** DESCRIPTION OF THE TASK **
Below is a listing; write it out exactly and drop any images from it.
--- START DATA SECTION ---
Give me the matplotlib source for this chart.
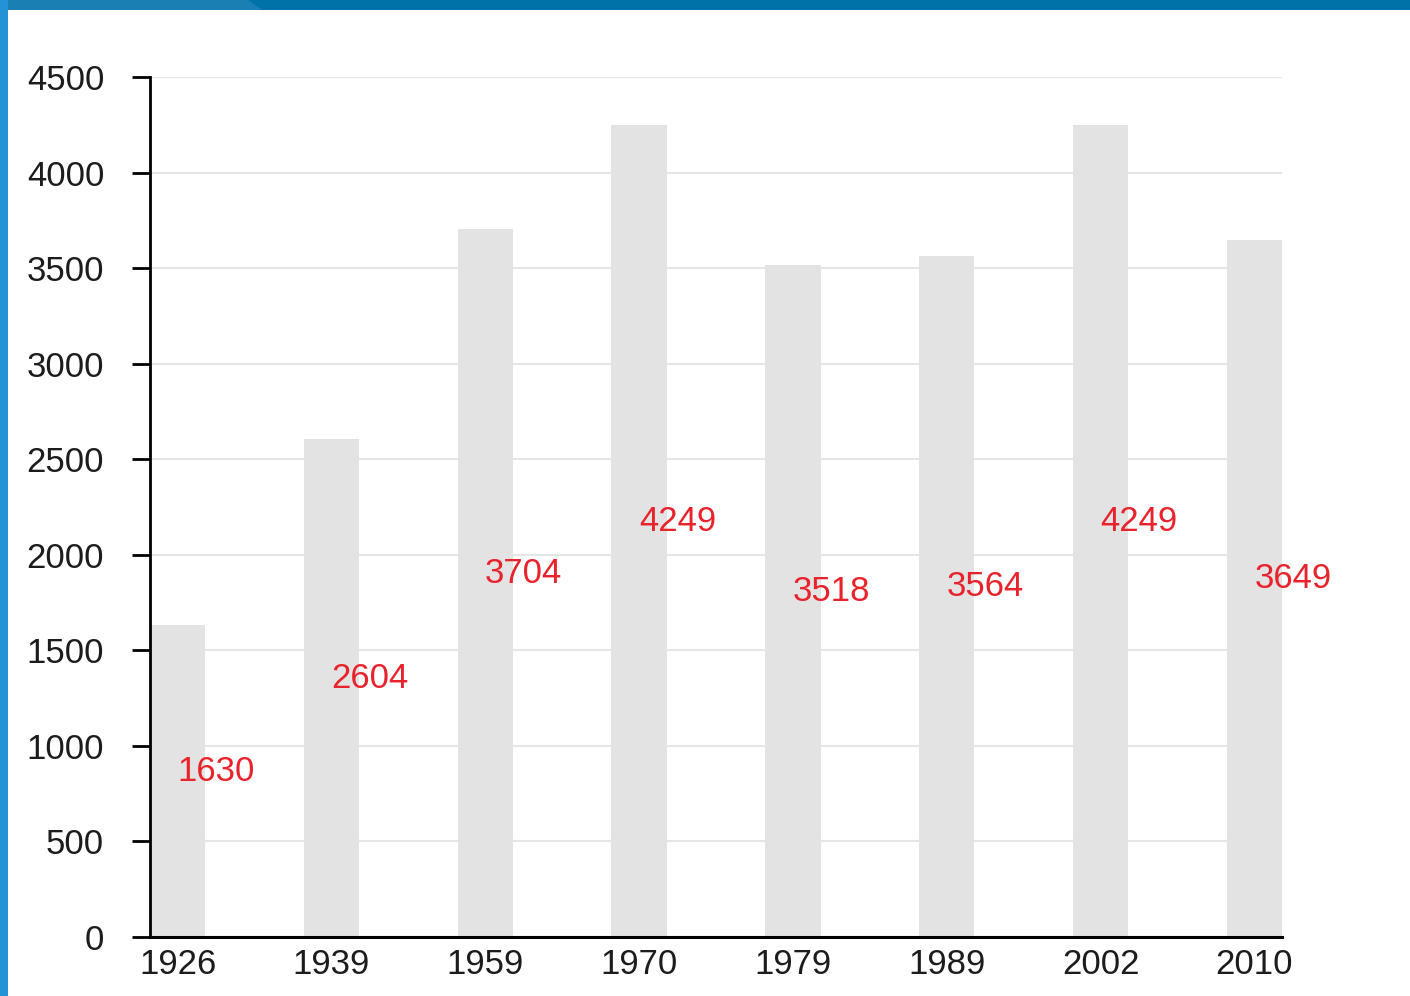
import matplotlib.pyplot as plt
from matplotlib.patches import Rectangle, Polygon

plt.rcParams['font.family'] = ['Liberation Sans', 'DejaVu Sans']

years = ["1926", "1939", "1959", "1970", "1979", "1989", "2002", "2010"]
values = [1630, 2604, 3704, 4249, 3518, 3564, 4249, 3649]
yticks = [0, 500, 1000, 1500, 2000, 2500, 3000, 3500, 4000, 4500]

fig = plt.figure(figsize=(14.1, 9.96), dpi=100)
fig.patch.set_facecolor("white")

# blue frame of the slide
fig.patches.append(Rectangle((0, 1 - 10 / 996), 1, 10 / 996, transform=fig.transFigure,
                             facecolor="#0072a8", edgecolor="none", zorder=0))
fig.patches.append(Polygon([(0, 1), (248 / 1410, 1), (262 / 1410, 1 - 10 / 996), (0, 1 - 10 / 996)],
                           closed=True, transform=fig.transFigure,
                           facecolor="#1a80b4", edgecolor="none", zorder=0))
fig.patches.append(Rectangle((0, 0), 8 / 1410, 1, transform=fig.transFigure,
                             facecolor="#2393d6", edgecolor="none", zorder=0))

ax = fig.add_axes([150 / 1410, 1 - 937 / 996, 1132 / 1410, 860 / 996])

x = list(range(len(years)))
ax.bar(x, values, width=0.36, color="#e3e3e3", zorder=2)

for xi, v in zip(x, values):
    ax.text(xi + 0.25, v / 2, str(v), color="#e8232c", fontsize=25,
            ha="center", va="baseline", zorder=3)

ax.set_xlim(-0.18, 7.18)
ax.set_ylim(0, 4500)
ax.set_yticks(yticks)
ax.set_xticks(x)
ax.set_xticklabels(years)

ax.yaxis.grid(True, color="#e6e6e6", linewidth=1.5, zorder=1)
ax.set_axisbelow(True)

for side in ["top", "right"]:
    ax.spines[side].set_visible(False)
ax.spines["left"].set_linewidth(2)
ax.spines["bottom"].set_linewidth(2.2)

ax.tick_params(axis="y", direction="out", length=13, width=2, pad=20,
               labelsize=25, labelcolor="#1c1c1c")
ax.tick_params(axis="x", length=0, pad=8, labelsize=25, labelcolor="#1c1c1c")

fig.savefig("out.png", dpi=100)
--- END DATA SECTION ---
** OUTPUT FOR THIS TASK **
Give me the matplotlib source for this chart.
import matplotlib.pyplot as plt
from matplotlib.patches import Rectangle, Polygon

plt.rcParams['font.family'] = ['Liberation Sans', 'DejaVu Sans']

years = ["1926", "1939", "1959", "1970", "1979", "1989", "2002", "2010"]
values = [1630, 2604, 3704, 4249, 3518, 3564, 4249, 3649]
yticks = [0, 500, 1000, 1500, 2000, 2500, 3000, 3500, 4000, 4500]

fig = plt.figure(figsize=(14.1, 9.96), dpi=100)
fig.patch.set_facecolor("white")

# blue frame of the slide
fig.patches.append(Rectangle((0, 1 - 10 / 996), 1, 10 / 996, transform=fig.transFigure,
                             facecolor="#0072a8", edgecolor="none", zorder=0))
fig.patches.append(Polygon([(0, 1), (248 / 1410, 1), (262 / 1410, 1 - 10 / 996), (0, 1 - 10 / 996)],
                           closed=True, transform=fig.transFigure,
                           facecolor="#1a80b4", edgecolor="none", zorder=0))
fig.patches.append(Rectangle((0, 0), 8 / 1410, 1, transform=fig.transFigure,
                             facecolor="#2393d6", edgecolor="none", zorder=0))

ax = fig.add_axes([150 / 1410, 1 - 937 / 996, 1132 / 1410, 860 / 996])

x = list(range(len(years)))
ax.bar(x, values, width=0.36, color="#e3e3e3", zorder=2)

for xi, v in zip(x, values):
    ax.text(xi + 0.25, v / 2, str(v), color="#e8232c", fontsize=25,
            ha="center", va="baseline", zorder=3)

ax.set_xlim(-0.18, 7.18)
ax.set_ylim(0, 4500)
ax.set_yticks(yticks)
ax.set_xticks(x)
ax.set_xticklabels(years)

ax.yaxis.grid(True, color="#e6e6e6", linewidth=1.5, zorder=1)
ax.set_axisbelow(True)

for side in ["top", "right"]:
    ax.spines[side].set_visible(False)
ax.spines["left"].set_linewidth(2)
ax.spines["bottom"].set_linewidth(2.2)

ax.tick_params(axis="y", direction="out", length=13, width=2, pad=20,
               labelsize=25, labelcolor="#1c1c1c")
ax.tick_params(axis="x", length=0, pad=8, labelsize=25, labelcolor="#1c1c1c")

fig.savefig("out.png", dpi=100)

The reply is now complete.